[Charts and diagrams as code]
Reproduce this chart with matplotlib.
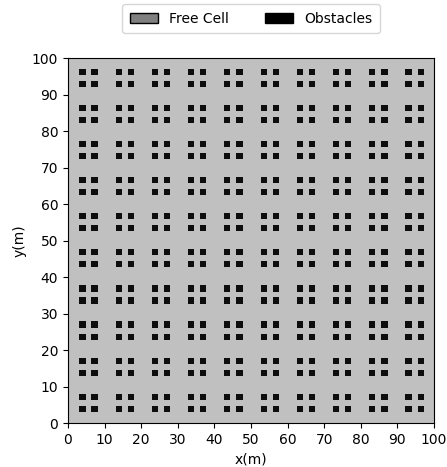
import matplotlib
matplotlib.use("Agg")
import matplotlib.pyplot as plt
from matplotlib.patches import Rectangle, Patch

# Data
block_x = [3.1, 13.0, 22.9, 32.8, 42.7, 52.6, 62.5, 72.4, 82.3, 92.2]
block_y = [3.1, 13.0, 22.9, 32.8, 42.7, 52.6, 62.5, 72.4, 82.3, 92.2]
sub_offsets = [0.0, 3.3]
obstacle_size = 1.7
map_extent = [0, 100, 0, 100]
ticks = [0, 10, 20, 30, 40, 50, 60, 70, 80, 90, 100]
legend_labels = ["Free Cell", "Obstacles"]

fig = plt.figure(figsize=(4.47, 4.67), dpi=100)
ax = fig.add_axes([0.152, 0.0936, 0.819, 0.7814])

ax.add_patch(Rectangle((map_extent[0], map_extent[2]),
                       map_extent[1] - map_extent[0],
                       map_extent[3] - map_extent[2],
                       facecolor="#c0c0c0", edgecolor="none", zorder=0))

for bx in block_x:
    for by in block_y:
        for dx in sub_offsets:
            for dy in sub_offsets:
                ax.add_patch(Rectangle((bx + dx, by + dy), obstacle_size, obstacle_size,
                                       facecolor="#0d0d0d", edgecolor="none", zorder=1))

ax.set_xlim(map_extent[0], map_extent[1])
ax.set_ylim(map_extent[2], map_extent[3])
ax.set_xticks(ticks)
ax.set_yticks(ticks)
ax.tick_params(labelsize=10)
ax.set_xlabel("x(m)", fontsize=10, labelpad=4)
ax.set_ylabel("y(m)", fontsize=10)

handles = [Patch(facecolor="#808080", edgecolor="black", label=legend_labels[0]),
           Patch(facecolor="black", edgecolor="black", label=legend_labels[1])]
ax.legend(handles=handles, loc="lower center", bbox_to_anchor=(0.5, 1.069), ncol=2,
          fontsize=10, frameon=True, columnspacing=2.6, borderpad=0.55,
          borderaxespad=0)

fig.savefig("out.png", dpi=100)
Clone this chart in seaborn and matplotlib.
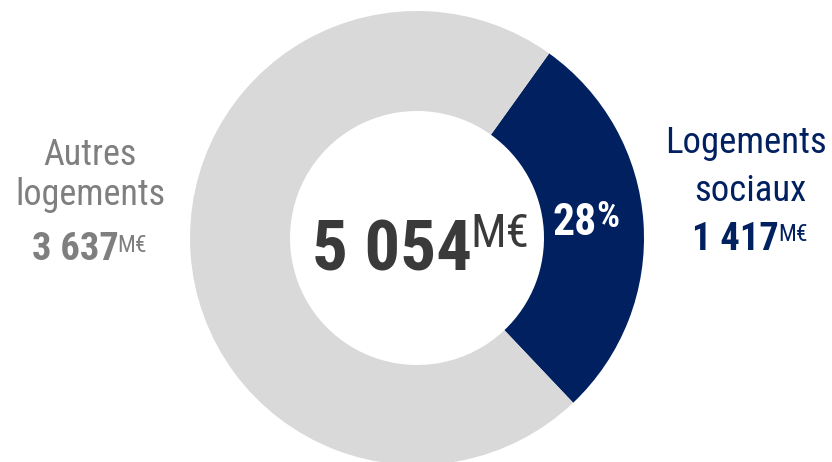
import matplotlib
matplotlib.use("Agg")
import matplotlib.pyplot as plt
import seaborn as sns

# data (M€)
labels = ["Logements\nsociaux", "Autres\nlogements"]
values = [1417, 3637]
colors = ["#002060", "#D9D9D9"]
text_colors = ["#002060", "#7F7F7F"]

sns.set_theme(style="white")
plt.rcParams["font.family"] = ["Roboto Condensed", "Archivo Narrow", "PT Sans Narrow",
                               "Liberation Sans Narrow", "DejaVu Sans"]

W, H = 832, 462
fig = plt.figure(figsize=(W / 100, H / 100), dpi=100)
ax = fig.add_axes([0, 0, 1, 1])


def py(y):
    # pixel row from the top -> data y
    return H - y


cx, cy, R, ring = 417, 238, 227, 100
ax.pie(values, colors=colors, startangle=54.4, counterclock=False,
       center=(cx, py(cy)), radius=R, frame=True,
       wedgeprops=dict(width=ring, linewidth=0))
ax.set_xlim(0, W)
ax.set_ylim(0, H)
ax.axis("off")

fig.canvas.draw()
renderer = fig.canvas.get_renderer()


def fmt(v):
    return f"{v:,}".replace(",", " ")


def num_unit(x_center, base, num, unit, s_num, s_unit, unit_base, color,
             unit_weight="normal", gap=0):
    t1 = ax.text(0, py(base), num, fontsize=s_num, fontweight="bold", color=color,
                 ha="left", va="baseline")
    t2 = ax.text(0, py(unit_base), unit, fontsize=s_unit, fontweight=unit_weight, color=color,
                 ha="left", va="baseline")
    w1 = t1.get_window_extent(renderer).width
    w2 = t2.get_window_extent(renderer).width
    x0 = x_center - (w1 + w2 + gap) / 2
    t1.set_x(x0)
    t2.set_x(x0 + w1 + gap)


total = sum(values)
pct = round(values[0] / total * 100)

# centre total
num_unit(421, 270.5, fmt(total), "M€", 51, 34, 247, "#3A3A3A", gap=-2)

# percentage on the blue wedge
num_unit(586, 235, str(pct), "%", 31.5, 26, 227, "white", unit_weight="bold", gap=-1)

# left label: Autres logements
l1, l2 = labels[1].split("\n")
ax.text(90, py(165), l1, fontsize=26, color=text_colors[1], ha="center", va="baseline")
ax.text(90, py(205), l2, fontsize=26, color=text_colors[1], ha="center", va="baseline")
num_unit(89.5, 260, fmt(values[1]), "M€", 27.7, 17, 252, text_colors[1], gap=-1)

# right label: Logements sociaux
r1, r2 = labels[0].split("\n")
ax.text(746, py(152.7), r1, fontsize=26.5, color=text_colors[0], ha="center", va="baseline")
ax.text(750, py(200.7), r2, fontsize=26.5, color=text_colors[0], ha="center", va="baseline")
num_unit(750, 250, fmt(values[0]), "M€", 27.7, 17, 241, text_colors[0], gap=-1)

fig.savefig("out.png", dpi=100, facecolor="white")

§ **YOUR GOAL**:
From the top of the listing above, repeat each line exactly until you reach the line containing "borderaxespad=0)", and repeat that one too. Leave the pictures out.

§ **SOLUTION FOR THIS TASK**:
Reproduce this chart with matplotlib.
import matplotlib
matplotlib.use("Agg")
import matplotlib.pyplot as plt
from matplotlib.patches import Rectangle, Patch

# Data
block_x = [3.1, 13.0, 22.9, 32.8, 42.7, 52.6, 62.5, 72.4, 82.3, 92.2]
block_y = [3.1, 13.0, 22.9, 32.8, 42.7, 52.6, 62.5, 72.4, 82.3, 92.2]
sub_offsets = [0.0, 3.3]
obstacle_size = 1.7
map_extent = [0, 100, 0, 100]
ticks = [0, 10, 20, 30, 40, 50, 60, 70, 80, 90, 100]
legend_labels = ["Free Cell", "Obstacles"]

fig = plt.figure(figsize=(4.47, 4.67), dpi=100)
ax = fig.add_axes([0.152, 0.0936, 0.819, 0.7814])

ax.add_patch(Rectangle((map_extent[0], map_extent[2]),
                       map_extent[1] - map_extent[0],
                       map_extent[3] - map_extent[2],
                       facecolor="#c0c0c0", edgecolor="none", zorder=0))

for bx in block_x:
    for by in block_y:
        for dx in sub_offsets:
            for dy in sub_offsets:
                ax.add_patch(Rectangle((bx + dx, by + dy), obstacle_size, obstacle_size,
                                       facecolor="#0d0d0d", edgecolor="none", zorder=1))

ax.set_xlim(map_extent[0], map_extent[1])
ax.set_ylim(map_extent[2], map_extent[3])
ax.set_xticks(ticks)
ax.set_yticks(ticks)
ax.tick_params(labelsize=10)
ax.set_xlabel("x(m)", fontsize=10, labelpad=4)
ax.set_ylabel("y(m)", fontsize=10)

handles = [Patch(facecolor="#808080", edgecolor="black", label=legend_labels[0]),
           Patch(facecolor="black", edgecolor="black", label=legend_labels[1])]
ax.legend(handles=handles, loc="lower center", bbox_to_anchor=(0.5, 1.069), ncol=2,
          fontsize=10, frameon=True, columnspacing=2.6, borderpad=0.55,
          borderaxespad=0)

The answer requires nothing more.